Asustada, la clase capitalista mundial respondió con el fascismo, reformas sociales y nuevos modos de colonialismo. El hiper-militarizado imperialismo norteamericano incorporó legados fascistas. Eventualmente la enorme productividad capitalista produjo una sociedad de abundancia, aunque esté en crisis.
La Unión Soviética y la difusión de textos alentaron nuevos movimientos. Después de la guerra de 1939-1945, junto al surgimiento de decenas de nuevas naciones, partidos comunistas avanzaron en distintas regiones. Tomaron el poder en China, Vietnam del Norte y Corea del Norte, mientras en Europa oriental la Unión Soviética instalaba regímenes afines. La literatura se difundió más.
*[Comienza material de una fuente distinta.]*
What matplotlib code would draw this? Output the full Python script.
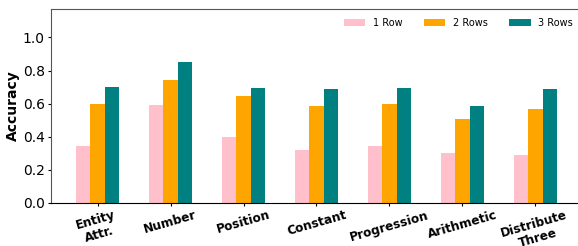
import matplotlib
matplotlib.use("Agg")
import matplotlib.pyplot as plt
import numpy as np

categories = ["Entity\nAttr.", "Number", "Position", "Constant", "Progression", "Arithmetic", "Distribute\nThree"]
series_names = ["1 Row", "2 Rows", "3 Rows"]
row1 = [0.344, 0.592, 0.400, 0.320, 0.344, 0.302, 0.290]
row2 = [0.598, 0.743, 0.647, 0.586, 0.598, 0.508, 0.568]
row3 = [0.700, 0.852, 0.695, 0.689, 0.695, 0.586, 0.689]
colors = ["pink", "orange", "teal"]

fig = plt.figure(figsize=(5.78, 2.46), dpi=100)
ax = fig.add_axes([51/578, 1-203/246, (582-51)/578, (203-9)/246])

x = np.arange(len(categories))
w = 0.2
for i, (vals, name, c) in enumerate(zip([row1, row2, row3], series_names, colors)):
    ax.bar(x + (i-1)*w, vals, width=w, color=c, label=name)

ax.set_xlim(-0.637, len(categories)-1+0.637)
ax.set_ylim(0, 1.172)
ax.set_yticks([0.0, 0.2, 0.4, 0.6, 0.8, 1.0])
ax.set_xticks(x)
ax.set_xticklabels(categories, rotation=16, fontweight="bold", fontsize=8.7, linespacing=1.15)
ax.tick_params(axis="y", labelsize=10, length=2.5, pad=2)
ax.tick_params(axis="x", length=2.5, pad=1.5)
ax.set_ylabel("Accuracy", fontweight="bold", fontsize=10, labelpad=2)

for s in ["left", "top", "right"]:
    ax.spines[s].set_color("#555555")
ax.spines["bottom"].set_color("black")

ax.legend(ncol=3, frameon=False, fontsize=7, loc="upper right",
          bbox_to_anchor=(1.0, 1.0), handlelength=2.2, handleheight=0.8,
          columnspacing=2.2, handletextpad=0.8, borderaxespad=0.4, borderpad=0.5)

fig.savefig("out.png", dpi=100)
Posteriormente las diferentes vertientes del «marxismo» han sufrido reveses severos. Pero éste sigue en la lucha, en parte por los logros comunistas en diferentes continentes, y en parte por la fertilidad de la teoría que inauguró Marx.
La obra de Marx además sentó la base para los estudios de una financialización de la economía que viene desde fines del siglo XX. La financialización destruye parcialmente el aspecto productivo del capital, que estimulaba las energías del trabajo y la educación y vinculaba la clase dominante a la reproducción social. Se relaciona con la neutralización política y empobrecimiento cultural e intelectual de la clase obrera.
El capital ahora mata la sociedad con el dinero. Cancela logros sociales y laborales, identifica el estado con irresponsabilidad, y exacerba la guerra y el desorden. Reproduce —como advirtió Marx— el desequilibrio, el caos, la alienación. Mientras el trabajo asalariado predomina en la sociedad, muchos trabajadores están desorganizados y vulnerables.
La «globalización» debilita y coarta los estados-naciones, a la vez que obliga a todos a hablar el lenguaje del estado, e incluso a ver el cambio social a partir del estado, institución que el comunismo busca extinguir. Quedan atrás la visión romántica y las expectativas imaginadas en la estructura nostálgica de la novela moderna, con una conclusión preferiblemente feliz, y aparece una perspectiva más larga y complicada.